In a new paper called “Interpreting Ratification,” we challenge this conventional wisdom. Our challenge emerges from a historical account of the ratification debates that is in many ways familiar but emphasizes crucial nuances of nomenclature and background legal understandings that constitutional scholars have largely overlooked. In particular, the majority of delegates to the Philadelphia Convention clearly and expressly distinguished between a national government established by the People of the United States and a federal compact between sovereign states like the Articles of Confederation. They opted for the former in lopsided fashion, providing powerful evidence that the background assumptions of enumerationism did not go without saying in the founding era. To the contrary, an important subset of the ratifying generation—the nationalist Framers and their followers—understood the Constitution according to a very different set of background assumptions. Further, the text that the Convention ultimately agreed on left ambiguous whether the enumerated powers of the new national government were exhaustive or illustrative.

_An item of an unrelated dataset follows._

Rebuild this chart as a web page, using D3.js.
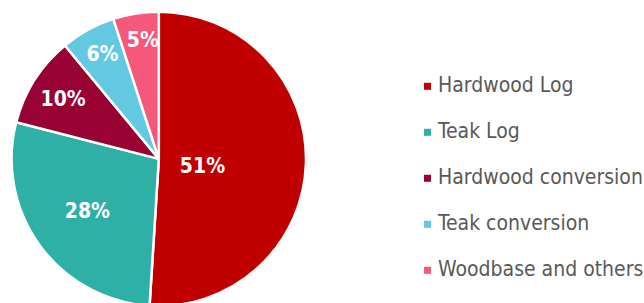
<!DOCTYPE html>
<html>
<head>
<meta charset="utf-8">
<script src="https://cdn.jsdelivr.net/npm/d3@7"></script>
<style>
  body { margin: 0; background: #fff; }
  svg { display: block; }
</style>
</head>
<body>
<svg id="chart" width="644" height="303"></svg>
<script>
// data
var categories = [ "Hardwood Log", "Teak Log", "Hardwood conversion",
                   "Teak conversion", "Woodbase and others" ];
var shares = [ 51, 28, 10, 6, 5 ];
var colors = [ "#c00000", "#2fb0a6", "#990033", "#63c8e1", "#f5587b" ];

window.addEventListener( "load", makePie );
function makePie() {
    var svg = d3.select( "#chart" );
    var cx = 158.8, cy = 158.9, r = 147.2;

    // label placement (best-fit like): distance as fraction of radius, angle nudge
    var labelK = [ 0.3, 0.6, 0.77, 0.81, 0.82 ];
    var labelTurn = [ 0.12, 0, 0, 0.01, 0.025 ];

    var pie = d3.pie().sort( null ).value( d => d.v );
    var arcs = pie( categories.map( (c,i) => ({ name: c, v: shares[i], i: i }) ) );
    var arc = d3.arc().innerRadius( 0 ).outerRadius( r );

    var g = svg.append( "g" ).attr( "transform", "translate(" + cx + "," + cy + ")" );
    g.selectAll( "path" ).data( arcs ).enter().append( "path" )
        .attr( "d", arc )
        .attr( "fill", d => colors[d.data.i] )
        .attr( "stroke", "#fff" ).attr( "stroke-width", 2.5 )
        .attr( "stroke-linejoin", "round" );

    g.selectAll( "text" ).data( arcs ).enter().append( "text" )
        .attr( "transform", d => {
            var a = (d.startAngle + d.endAngle) / 2 + labelTurn[d.data.i];
            var k = labelK[d.data.i] * r;
            return "translate(" + (k*Math.sin(a)) + "," + (-k*Math.cos(a)) + ")";
        } )
        .attr( "text-anchor", "middle" ).attr( "dy", "0.36em" )
        .attr( "fill", "#fff" )
        .attr( "font-family", "'DejaVu Sans Condensed', 'DejaVu Sans', sans-serif" )
        .attr( "font-weight", "bold" ).attr( "font-size", 21 )
        .text( d => d.data.v + "%" );

    // legend
    var ly = d3.scalePoint().domain( categories ).range( [ 84.3, 268.3 ] );
    var leg = svg.append( "g" ).selectAll( "g" ).data( categories ).enter()
        .append( "g" ).attr( "transform", d => "translate(424," + ly(d) + ")" );
    leg.append( "rect" ).attr( "x", 0 ).attr( "y", -1.5 )
        .attr( "width", 7 ).attr( "height", 7 )
        .attr( "fill", (d,i) => colors[i] );
    leg.append( "text" ).attr( "x", 14 ).attr( "y", 7.5 )
        .attr( "fill", "#595959" )
        .attr( "font-family", "'DejaVu Sans Condensed', 'DejaVu Sans', sans-serif" )
        .attr( "font-size", 21 )
        .text( d => d );
}
</script>
</body>
</html>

Anticipating controversy on these points, the Framers dubbed themselves “Federalists” and soon converged on a strategy to obfuscate the national character of the Constitution and the extent of the powers it conferred, hoping to forestall pre-ratification amendments. That strategy hinged on two closely related enumerationist arguments: First, a bill of rights was superfluous because the Constitution unambiguously granted only limited enumerated powers. It could not plausibly be read any other way. Second, the proposed Constitution was fundamentally an empowered version of the Articles of Confederation, one that adhered to the essential principle of “federal” governments—that states retained all powers and rights not expressly granted. Textual assurances to this effect, such as that contained in Article II of the Articles of Confederation, were unnecessary because the principle went without saying.
Anti-Federalists vigorously disputed both of these points, advocating a nationalist reading of the constitutional text that closely mirrored the dominant understanding of the Philadelphia delegates. As in any hard-fought political campaign, both sides engaged in their fair share of exaggeration, misdirection, and demagoguery. But there is considerable evidence that many leading Federalists did not believe their core claims and little, if any, evidence that this was true of Anti-Federalists.